Use 145 lb/ft³ for a hot mix surface course and 148 lb/ft³ for a base course as starting estimates. For precise calculations — particularly on larger commercial jobs — request the target density from your asphalt plant’s mix design documentation. Density in the field can vary depending on compaction quality and aggregate type.

Q

Is asphalt calculated by tons or cubic yards?

Asphalt is typically sold, ordered, and delivered by US short ton in the United States. Cubic yards are a secondary volume unit used internally. This calculator outputs both, but when placing a material order you will almost always reference the tonnage figure shown on the delivery ticket.

Q

How do I estimate asphalt cost?

Enter your calculated tonnage and your local supplier’s quoted price per ton in the Material Price field. The calculator multiplies the two to produce a material-only cost estimate. Do not use this figure as a total project budget — delivery, base preparation, labor, and equipment are not included and often represent the majority of the total installed cost.

Q

Does asphalt thickness change the tonnage?

Yes — directly and proportionally. Doubling the depth doubles the volume, which doubles the weight and the tonnage required. Thickness is the most sensitive variable in the calculation. A 1-inch change in depth on a 1,000 sq ft area at 145 lb/ft³ represents approximately 6 US short tons of additional material.

Q

Should I add waste allowance when ordering asphalt?

Yes — for most practical projects. The theoretical tonnage from a pure area and depth calculation assumes a perfectly flat sub-base, perfectly straight edges, and zero material loss. A 5% waste allowance is standard for straightforward driveways; increase to 10% or more for irregular shapes, patching work, or uncertain sub-base conditions.

Q

What is the difference between hot mix asphalt and cold patch in the calculator?

The primary difference is density. Hot mix surface asphalt uses 145 lb/ft³ — a value that reflects material compacted under heat and mechanical rollers.

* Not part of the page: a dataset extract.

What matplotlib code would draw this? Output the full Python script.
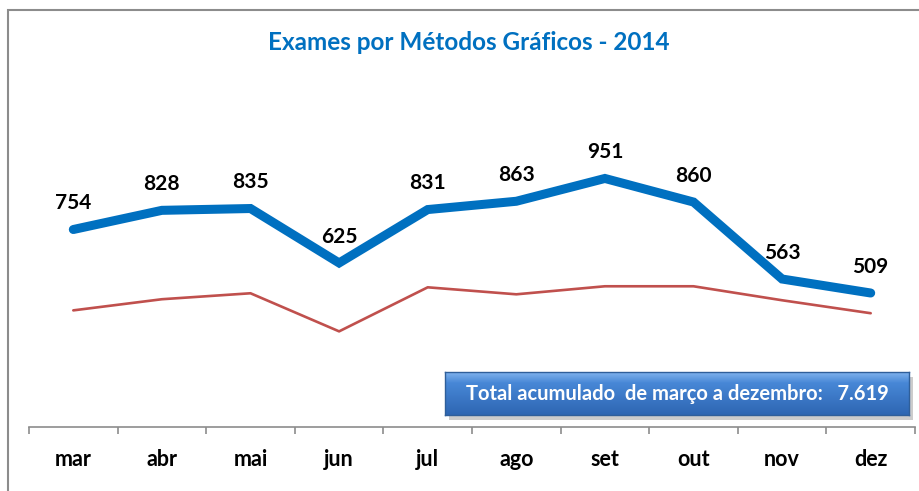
import matplotlib
matplotlib.use("Agg")
import matplotlib.pyplot as plt
import numpy as np
from matplotlib.patches import Rectangle

# dados
meses = ["mar", "abr", "mai", "jun", "jul", "ago", "set", "out", "nov", "dez"]
exames = [754, 828, 835, 625, 831, 863, 951, 860, 563, 509]
serie_vermelha = [442, 485, 508, 361, 531, 504, 535, 535, 481, 431]
titulo = "Exames por Métodos Gráficos - 2014"
texto_total = "Total acumulado  de março a dezembro:   7.619"

plt.rcParams['font.family'] = ['Lato', 'DejaVu Sans']

W, H = 919, 491
fig = plt.figure(figsize=(W / 100, H / 100), dpi=100)
fig.patch.set_facecolor("white")

# moldura (so lado esquerdo e topo visiveis)
fig.patches.append(Rectangle((8 / W, -0.1), 1.2, (H - 10) / H + 0.1, transform=fig.transFigure,
                             fill=False, edgecolor="#8c8c8c", linewidth=1.5))

ax = fig.add_axes([29 / W, (H - 427) / H, 886 / W, 311 / H])
x = np.arange(len(meses))
ax.plot(x, serie_vermelha, color="#C0504D", linewidth=1.9, solid_capstyle="round", zorder=2)
ax.plot(x, exames, color="#0070C0", linewidth=6.5, solid_capstyle="round",
        solid_joinstyle="miter", zorder=3)
for xi, v in zip(x, exames):
    ax.annotate(str(v), (xi, v), xytext=(0, 19), textcoords="offset points",
                ha="center", va="center", fontsize=15, fontweight="bold", color="black")

ax.set_xlim(-0.5, len(meses) - 0.5)
ax.set_ylim(-8, 1192)
for s in ["top", "right", "left"]:
    ax.spines[s].set_visible(False)
ax.spines["bottom"].set_color("#8c8c8c")
ax.spines["bottom"].set_linewidth(1.2)
ax.set_yticks([])
ax.set_xticks(np.arange(-0.5, len(meses), 1.0))
ax.set_xticklabels([])
ax.set_xticks(x, minor=True)
ax.set_xticklabels(meses, minor=True, fontsize=15.5, fontweight="bold")
ax.tick_params(axis="x", which="major", direction="out", length=5, color="#8c8c8c", width=1.2)
ax.tick_params(axis="x", which="minor", length=0, pad=16)

fig.text(469 / W, 1 - 42 / H, titulo, ha="center", va="center", fontsize=17.5,
         fontweight="bold", color="#0070C0")

# caixa do total com gradiente e sombra
bx0, by0, bx1, by1 = 445, 372, 909, 415
fig.patches.append(Rectangle(((bx0 + 4) / W, 1 - (by1 + 5) / H), (bx1 - bx0) / W, (by1 - by0) / H,
                             transform=fig.transFigure, facecolor="#9a9a9a", alpha=0.5,
                             edgecolor="none", zorder=4))
bax = fig.add_axes([bx0 / W, 1 - by1 / H, (bx1 - bx0) / W, (by1 - by0) / H], zorder=5)
top = np.array([0.50, 0.70, 0.93])
mid = np.array([0.28, 0.53, 0.84])
bot = np.array([0.18, 0.40, 0.70])
t = np.linspace(0, 1, 60)[:, None]
grad = np.where(t < 0.25, top + (mid - top) * (t / 0.25), mid + (bot - mid) * ((t - 0.25) / 0.75))
bax.imshow(grad[:, None, :], aspect="auto", extent=(0, 1, 0, 1), origin="upper")
bax.set_xlim(0, 1)
bax.set_ylim(0, 1)
bax.set_xticks([])
bax.set_yticks([])
for s in bax.spines.values():
    s.set_color("#2f5f9a")
    s.set_linewidth(1)
bax.text(0.5, 0.5, texto_total, ha="center", va="center", fontsize=14.5,
         fontweight="bold", color="white", transform=bax.transAxes)

fig.savefig("out.png", dpi=100)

Cold patch asphalt uses 140 lb/ft³ because it is placed without heat and achieves lower compaction. For the same volume of material, cold patch will result in slightly fewer tons than hot mix, which is reflected in the calculator’s output when you switch between these two types.

Q

Why does the calculator show US short tons?

The US short ton (2,000 lb) is the standard unit used by asphalt suppliers, batch plants, and delivery tickets across the United States. It differs from the metric ton (1,000 kg ≈ 2,204 lb) and the long ton (2,240 lb) used in some other countries. Using US short tons ensures the calculator output matches what your supplier will quote and weigh on their delivery tickets.

References and Calculation Basis

The formulas and density values used in this calculator are based on standard industry practice. The following sources inform the assumptions described on this page.

Calculation transparency: This page uses publicly documented formulas (volume = area × depth; weight = volume × density; US short tons = pounds ÷ 2,000) applied consistently with the inputs described. Density presets are typical industry values and may not match every plant or mix design. Final material requirements depend on compaction, mix design, sub-base condition, actual waste generated on site, and density data from your supplier.